WASHINGTON-The wireless industry got an unlikely ally in its fight to postpone wireless local number portability when three wireline trade associations sent a letter to Capitol Hill saying that because various implementation issues have not been resolved, chaos will ensue if the Nov. 24 WLNP deadline is not postponed.

“We are mindful that the WLNP deadline has already been postponed several times. Given the long list of issues to be addressed by the Federal Communications Commission, however, proceeding with the current deadline would be a serious mistake for it would invite chaos into what should otherwise be an orderly implementation process. The only real deadline for WLNP implementation should be at the point in time at which the FCC effectively addresses the foregoing implementation issues. Any other deadline would amount to little more than a deadline for a deadline’s sake and is likely to do nothing more than spark another round of industry disputes and consumer confusion and frustration,” wrote the Independent Telephone and Telecommunications Alliance, the United States Telecom Association and the Western Alliance.

The letter was sent to the leadership of both the House and Senate Commerce Committees.

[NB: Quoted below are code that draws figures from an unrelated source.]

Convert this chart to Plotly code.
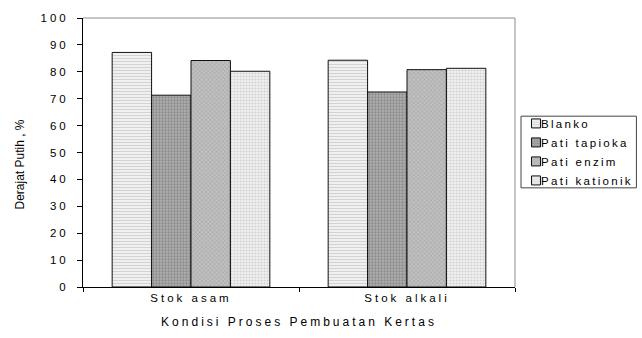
import plotly.graph_objects as go

# Whiteness (derajat putih, %) per papermaking condition and additive
categories = ["Stok asam", "Stok alkali"]
series_names = ["Blanko", "Pati tapioka", "Pati enzim", "Pati kationik"]
blanko = [87.2, 84.3]
pati_tapioka = [71.3, 72.5]
pati_enzim = [84.2, 80.8]
pati_kationik = [80.2, 81.3]
y_ticks = [0, 10, 20, 30, 40, 50, 60, 70, 80, 90, 100]

series_values = [blanko, pati_tapioka, pati_enzim, pati_kationik]

# hatch fill for each series: (pattern shape, background, foreground, size, solidity)
fills = [
    ("-", "#f0f0f0", "#d2d2d2", 3, 0.35),
    (".", "#b0b0b0", "#8a8a8a", 3, 0.45),
    ("x", "#c0c0c0", "#949494", 3, 0.22),
    (".", "#f2f2f2", "#d0d0d0", 3, 0.4),
]

FONT = "Liberation Sans, Arial, sans-serif"

fig = go.Figure()
for name, vals, (shape, bg, fg, size, sol) in zip(series_names, series_values, fills):
    fig.add_trace(go.Bar(
        name=name,
        x=categories,
        y=vals,
        marker=dict(
            color=bg,
            line=dict(color="#111111", width=1),
            pattern=dict(shape=shape, bgcolor=bg, fgcolor=fg, size=size,
                         solidity=sol, fillmode="replace"),
        ),
    ))

fig.update_layout(
    width=642,
    height=338,
    margin=dict(l=83, r=127, t=14, b=50),
    paper_bgcolor="white",
    plot_bgcolor="white",
    barmode="group",
    bargap=0.27,
    bargroupgap=0,
    font=dict(family=FONT, size=11, color="black"),
    showlegend=True,
    legend=dict(
        x=1.0023, xanchor="left",
        y=0.662, yanchor="top",
        bgcolor="rgba(0,0,0,0)",
        borderwidth=0,
        font=dict(family=FONT, size=11.5, color="black"),
        tracegroupgap=0,
    ),
)

fig.update_xaxes(
    showline=True, linecolor="black", linewidth=1,
    ticks="outside", tickson="boundaries", ticklen=4, tickcolor="black",
    showgrid=False, zeroline=False,
    tickfont=dict(family=FONT, size=11.5, color="black"),
    title=dict(text="Kondisi Proses Pembuatan Kertas", standoff=14,
               font=dict(family=FONT, size=12, color="black")),
)
fig.update_yaxes(
    range=[0, 100],
    tickvals=y_ticks,
    showline=True, linecolor="black", linewidth=1,
    ticks="outside", ticklen=5, tickcolor="black",
    ticklabelstandoff=6,
    showgrid=False, zeroline=False,
    tickfont=dict(family=FONT, size=11.5, color="black"),
)

# y-axis title, placed a little below the axis centre
fig.add_annotation(
    text="Derajat Putih , %",
    xref="paper", yref="paper",
    x=-0.146, y=0.455,
    textangle=-90, showarrow=False,
    xanchor="center", yanchor="middle",
    font=dict(family=FONT, size=12, color="black"),
)

# grey frame on the top and right of the plot area
fig.add_shape(type="line", xref="x domain", yref="y domain",
              x0=0, x1=1, y0=1, y1=1, line=dict(color="#8c8c8c", width=1))
fig.add_shape(type="line", xref="x domain", yref="y domain",
              x0=1, x1=1, y0=0, y1=1, line=dict(color="#8c8c8c", width=1))

# legend box
fig.add_shape(type="rect", xref="paper", yref="paper",
              x0=1.0139, x1=1.281, y0=0.3686, y1=0.635,
              line=dict(color="#444444", width=1), fillcolor="rgba(0,0,0,0)")

# widely tracked lettering on ticks, axis title and legend;
# small legend swatches with the label set close beside them
post_js = """
var gd = document.getElementById('{plot_id}');
function styleText() {
  gd.querySelectorAll('.xtick text, .ytick text, .g-xtitle text').forEach(function (t) {
    t.style.letterSpacing = '3px';
  });
  gd.querySelectorAll('.legendtext').forEach(function (t) {
    t.style.letterSpacing = '2.3px';
    t.setAttribute('x', 25);
  });
  gd.querySelectorAll('.legend .legendpoints path').forEach(function (p) {
    p.setAttribute('d', 'M4.5,4.5H-4.5V-4.5H4.5Z');
  });
  gd.querySelectorAll('.legend .scrollbox').forEach(function (s) {
    s.removeAttribute('clip-path');
  });
}
styleText();
gd.on('plotly_afterplot', styleText);
"""

fig.write_html("out.html", post_script=post_js, config={"displayModeBar": False})
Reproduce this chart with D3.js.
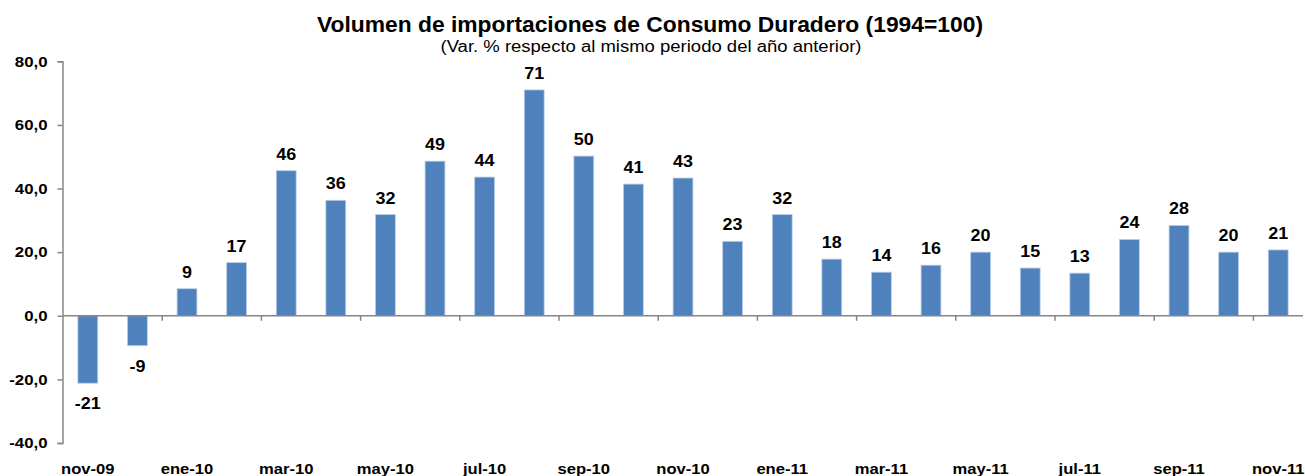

The wireline and wireless industries have been at odds over wireless LNP with many in the wireline industry objecting to a proposal by the Cellular Telecommunications & Internet Association to allow wireline-wireless porting outside of rate centers. A rate center is a wireline geographic distinction designed by state regulators. Currently, wireline carriers have to port a phone number only within the same rate center. Wireline customers leaving a rate center are not allowed to take their numbers with them. Because the wireless industry is not based on rate centers, CTIA estimates that only one in eight rate centers would be eligible for porting. CTIA has urged the FCC to require wireline-to-wireless porting regardless of whether the wireless carrier is physically located in the central office servicing a rate center.

Rural wireless carriers have also worried that if the rate center rules are changed they will lose customers to nationwide players.

CTIA has said the FCC must rule before Labor Day on this and other WLNP implementation issues, but the wireline trade associations warned that whatever rules the FCC comes up with, regardless of when they are released, will still be appealed and thus not be effective Nov. 24.